I have to go with Jame.
IMTU, you rarely see the navy with small arms. Sure, there are a few laser rifle in the arms locker, and the occasional officer might have a revolver - perhaps with green bullets.
For Imperial troops, the standard long arms is the Gauss rifle per book 4 mercenary. When the battle dress gets put on, it's the big stuff.
Merchants are shotguns and SMGs. Both are weapons designed to compensate for poor training. SMGs have the advantage of not only being easy to shoot, but being very cheap. For military purposes, the SMG is pretty useless once assault rifles appear (around TL 5-6). Shotguns have sever range limitations.
Pistols are quite handy, concealable and useful if a deal goes bad and you can't carry a heavier weapon.
I don't agree about scouts and the snub pistol. The snub pistol is pretty useless at anything more than the length of a room. It's great for shooting across the parlor of a whorehouse, but anyone spending time on a primitive world, in the great outdoors, is going to find it totally worthless.
Naturally, the independant nature of the Scout service is going to mean scouts are going to carry whatever they feel like, but about the most useful small arms for a scout is probably going to be a medium bore, low tech rifle. Simnple, reliable and capable of dispatching a wide variety of game as well as overly agressive natives.
My vote would be something like a bolt action rifle with a composite stock. Serviceable down to very low TL, nearly indestructable and in a fairly substantial caliber (say 8mm).

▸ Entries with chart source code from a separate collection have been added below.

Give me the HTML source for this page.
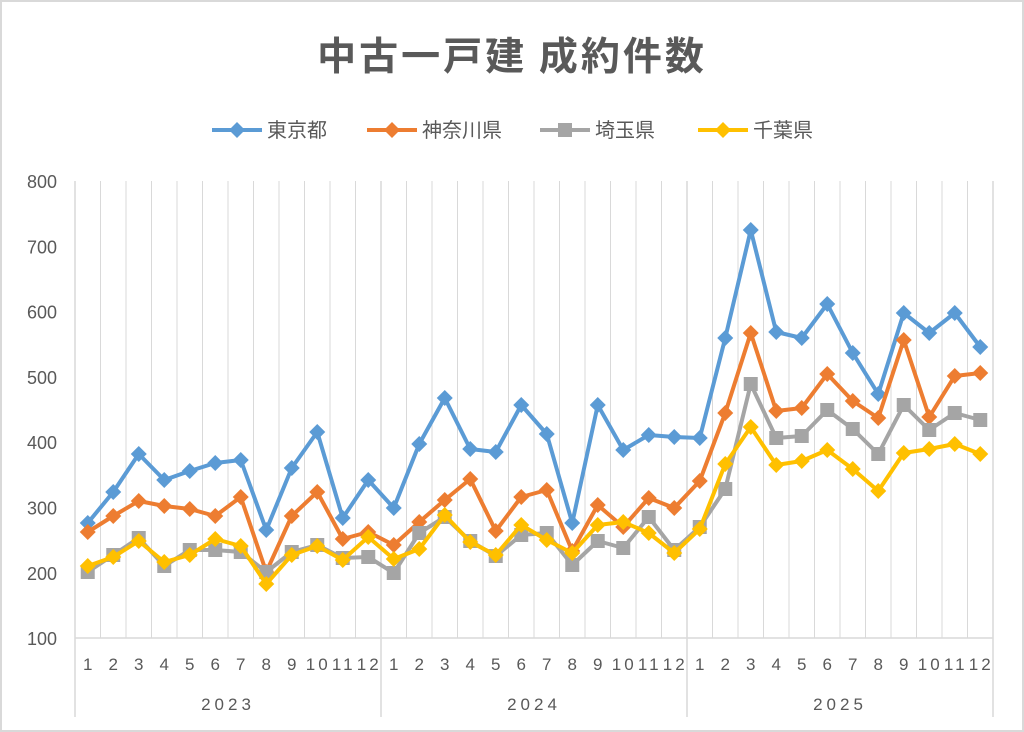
<!DOCTYPE html>
<html><head><meta charset="utf-8"><style>
html,body{margin:0;padding:0;background:#fff}
svg{display:block;font-family:"Liberation Sans","Noto Sans CJK JP",sans-serif}
</style></head><body>
<svg id="c" width="1024" height="732" xmlns="http://www.w3.org/2000/svg">
<rect x="1" y="1" width="1022" height="730" fill="#fff" stroke="#d9d9d9" stroke-width="2"/>
<text x="512" y="70" text-anchor="middle" font-size="39" font-weight="bold" fill="#595959" font-family="'Noto Sans CJK JP',sans-serif" letter-spacing="3">中古一戸建 成約件数</text>
</svg>
<script>
const s=document.getElementById('c');const NS='http://www.w3.org/2000/svg';
function el(t,a,txt){const e=document.createElementNS(NS,t);for(const k in a)e.setAttribute(k,a[k]);if(txt!=null)e.textContent=txt;s.appendChild(e);return e;}
const x0=75,x1=993,w=(x1-x0)/36;
for(let i=1;i<36;i++){const x=x0+w*i;el('line',{x1:x,y1:181,x2:x,y2:638,stroke:'#d9d9d9','stroke-width':1});}
el('line',{x1:x0,y1:638,x2:x1,y2:638,stroke:'#d9d9d9','stroke-width':1.5});
[0,12,24,36].forEach(i=>{const x=x0+w*i;el('line',{x1:x,y1:181,x2:x,y2:717,stroke:'#d9d9d9','stroke-width':1.5});});
for(let v=100;v<=800;v+=100){const y=181+(800-v)*0.653;el('text',{x:57,y:y+7,'text-anchor':'end','font-size':18,fill:'#595959'},v);}
for(let i=0;i<36;i++){const m=i%12+1;el('text',{x:x0+w*(i+0.5)+(m>9?1:0),y:670,'text-anchor':'middle','font-size':17,fill:'#595959','letter-spacing':m>9?3:0},m);}
['2023','2024','2025'].forEach((t,k)=>el('text',{x:x0+w*(12*k+6),y:710,'text-anchor':'middle','font-size':17,fill:'#595959','letter-spacing':4},t));
const data=[
['#5b9bd5','d',[523,492,454,480,471,463,460,530,468,432,518,480,508,444,398,449,452,405,434,523,405,450,435,437,438,338,230,332,338,304,353,394,313,333,313,347]],
['#ed7d31','d',[532,516,501,506,509,516,497,572,516,492,539,532,545,522,500,479,531,497,490,551,505,527,498,508,481,413,333,411,408,374,401,418,340,417,376,373]],
['#a5a5a5','s',[572,555,538,566,550,550,552,572,552,545,558,557,573,533,517,541,556,535,533,565,541,548,517,550,527,489,384,438,436,410,429,454,405,430,413,420]],
['#ffc000','d',[566,557,541,562,555,539,546,584,555,546,560,537,559,549,515,542,555,525,540,553,525,522,533,553,529,464,427,465,461,450,469,491,453,449,444,454]]];
function mk(x,y,c,t){if(t==='s')el('rect',{x:x-7,y:y-7,width:14,height:14,fill:c});else el('polygon',{points:`${x},${y-8} ${x+8},${y} ${x},${y+8} ${x-8},${y}`,fill:c});}
data.forEach(([c,t,ys])=>{el('polyline',{points:ys.map((y,i)=>`${x0+w*(i+0.5)},${y}`).join(' '),fill:'none',stroke:c,'stroke-width':4,'stroke-linejoin':'round'});ys.forEach((y,i)=>mk(x0+w*(i+0.5),y,c,t));});
const lg=[['東京都',212],['神奈川県',367],['埼玉県',540],['千葉県',698]];
lg.forEach(([n,x],k)=>{const c=data[k][0];el('line',{x1:x,y1:130,x2:x+50,y2:130,stroke:c,'stroke-width':4});mk(x+25,130,c,data[k][1]);el('text',{x:x+55,y:137,'font-size':20,fill:'#595959','font-family':"'Noto Sans CJK JP',sans-serif"},n);});
</script>
</body></html>
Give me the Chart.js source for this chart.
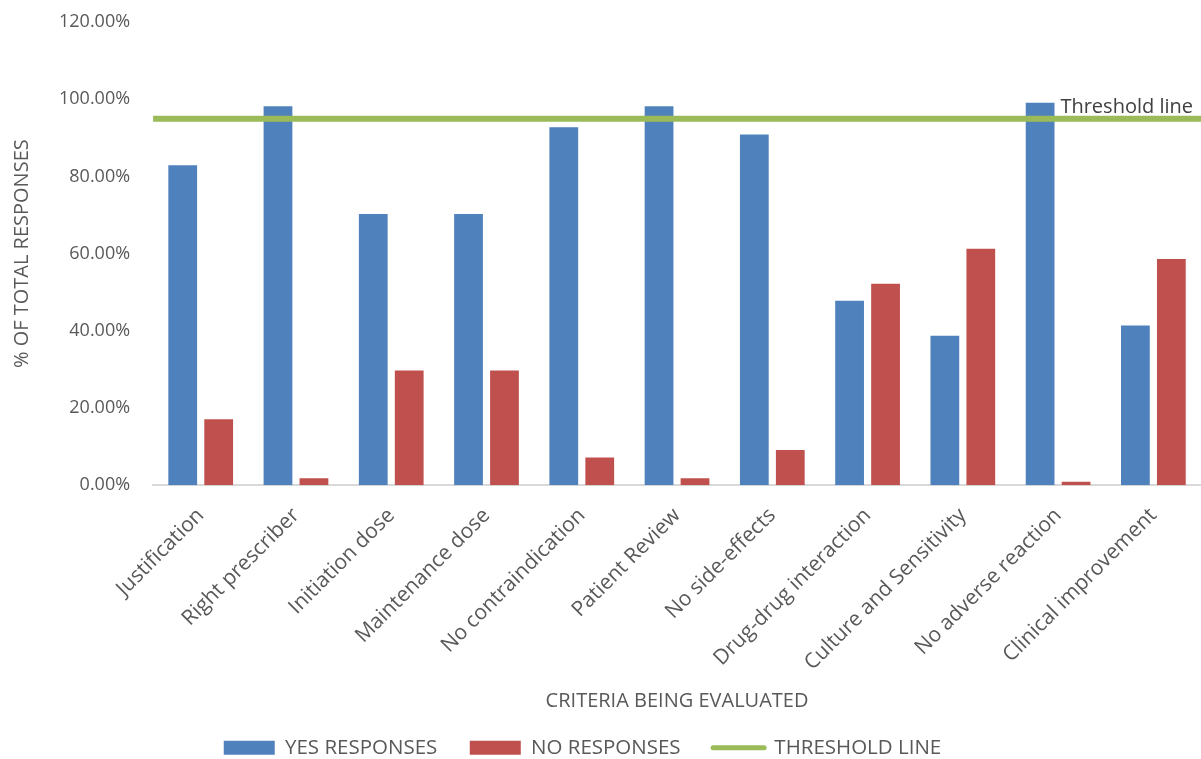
<!DOCTYPE html>
<html>
<head>
<meta charset="utf-8">
<script src="https://cdn.jsdelivr.net/npm/chart.js@4"></script>
<style>
  html, body { margin: 0; padding: 0; background: #ffffff; }
  #wrap { width: 1201px; height: 759px; position: relative; }
</style>
</head>
<body>
<div id="wrap"><canvas id="chart"></canvas></div>
<script>
// Evaluation criteria (x axis)
const categories = [
  'Justification', 'Right prescriber', 'Initiation dose', 'Maintenance dose',
  'No contraindication', 'Patient Review', 'No side-effects',
  'Drug-drug interaction', 'Culture and Sensitivity', 'No adverse reaction',
  'Clinical improvement'
];
// Share of responses, in percent
const yesResponses = [82.9, 98.2, 70.3, 70.3, 92.8, 98.2, 90.9, 47.8, 38.7, 99.1, 41.4];
const noResponses  = [17.1, 1.8, 29.7, 29.7, 7.2, 1.8, 9.1, 52.2, 61.3, 0.9, 58.6];
// Threshold runs across the full plot width: from the left edge to the right edge
const thresholdSpan = [-0.5, 10.5];
const thresholdLine = [95, 95];
const yTicks = [0, 20, 40, 60, 80, 100, 120];

const FONT = 'Open Sans';
const TEXT = '#595959';
const GREEN = '#9bbb59';

// Category i sits at x = i on a linear axis
const toPoints = vals => vals.map((v, i) => ({ x: i, y: v }));

// Writes the threshold caption just above the right end of the line
const thresholdLabel = {
  id: 'thresholdLabel',
  afterDatasetsDraw(chart) {
    const meta = chart.getDatasetMeta(2);
    const last = meta.data[meta.data.length - 1];
    if (!last) return;
    const ctx = chart.ctx;
    ctx.save();
    ctx.font = '20px "' + FONT + '"';
    ctx.fillStyle = '#404040';
    ctx.textAlign = 'right';
    ctx.textBaseline = 'bottom';
    ctx.fillText('Threshold line', last.x - 8, last.y - 1);
    ctx.restore();
  }
};

new Chart(document.getElementById('chart'), {
  type: 'bar',
  data: {
    datasets: [
      {
        type: 'bar', label: 'YES RESPONSES', data: toPoints(yesResponses),
        backgroundColor: '#4f81bd', borderWidth: 0, order: 2
      },
      {
        type: 'bar', label: 'NO RESPONSES', data: toPoints(noResponses),
        backgroundColor: '#c0504d', borderWidth: 0, order: 2
      },
      {
        type: 'line', label: 'THRESHOLD LINE',
        data: thresholdSpan.map((x, i) => ({ x: x, y: thresholdLine[i] })),
        borderColor: GREEN, backgroundColor: GREEN,
        borderWidth: 6, pointRadius: 0, fill: false, order: 1
      }
    ]
  },
  options: {
    responsive: true,
    maintainAspectRatio: false,
    animation: false,
    datasets: {
      bar: { categoryPercentage: 0.755, barPercentage: 0.8 }
    },
    layout: { padding: { top: -12, right: 0, left: 5, bottom: -9 } },
    scales: {
      x: {
        type: 'linear',
        min: -0.5, max: 10.5,
        offset: false,
        grid: { display: false },
        border: { display: true, color: '#d9d9d9', width: 2 },
        afterBuildTicks(scale) { scale.ticks = categories.map((c, i) => ({ value: i })); },
        ticks: {
          color: TEXT, font: { family: FONT, size: 21 },
          maxRotation: 45, minRotation: 45, padding: 10, autoSkip: false,
          callback: v => categories[v]
        },
        title: {
          display: true, text: 'CRITERIA BEING EVALUATED',
          color: TEXT, font: { family: FONT, size: 20 }, padding: { top: 4, bottom: 12 }
        }
      },
      y: {
        min: 0, max: 120,
        afterBuildTicks(scale) { scale.ticks = yTicks.map(v => ({ value: v })); },
        grid: { display: false },
        border: { display: false },
        ticks: {
          color: TEXT, font: { family: FONT, size: 18, lineHeight: 0.8 }, padding: 15,
          callback: v => v.toFixed(2) + '%'
        },
        title: {
          display: true, text: '% OF TOTAL RESPONSES',
          color: TEXT, font: { family: FONT, size: 20 }, padding: { top: 5, bottom: 10 }
        }
      }
    },
    plugins: {
      tooltip: { enabled: false },
      legend: {
        position: 'bottom',
        labels: {
          color: TEXT, font: { family: FONT, size: 20.5 },
          usePointStyle: true, pointStyleWidth: 51, boxHeight: 14, padding: 12,
          sort: (a, b) => a.datasetIndex - b.datasetIndex,
          generateLabels(chart) {
            const items = Chart.defaults.plugins.legend.labels.generateLabels(chart);
            items.forEach(it => {
              // trailing em spaces set the gap after each entry
              it.text = it.text + (it.datasetIndex === 2 ? '\u2003\u2003' : '\u2003');
              if (it.datasetIndex === 2) {
                it.pointStyle = 'line';
                it.lineWidth = 5;
                it.lineCap = 'round';
                it.strokeStyle = GREEN;
              } else {
                it.pointStyle = 'rect';
                it.lineWidth = 0;
              }
            });
            return items;
          }
        }
      }
    }
  },
  plugins: [thresholdLabel]
});
</script>
</body>
</html>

And something that will not be mistaken for a military weapon at anything over TL4 or so.
A further note about pistols.
I have noted that these are heavily favored in just about any RPG that has them, in preference to superior weapons. I assume this is due to the influenece of popular media where long arms are pretty rare. In my 20+ years of GMing, I have noticed that the players that pick long guns are their primiay weapon are usually either shooters or prior service.
Within the military services, handguns have a minimal role to play. Except in very specific situations, they are mostly just badges of rank, like swords or a swagger stick - and about as useful.
In the Army or Marine, the people who are going to have (official) side arms are going to be officers (sometimes) and MPs, or those strange SpecOps types that really don't count.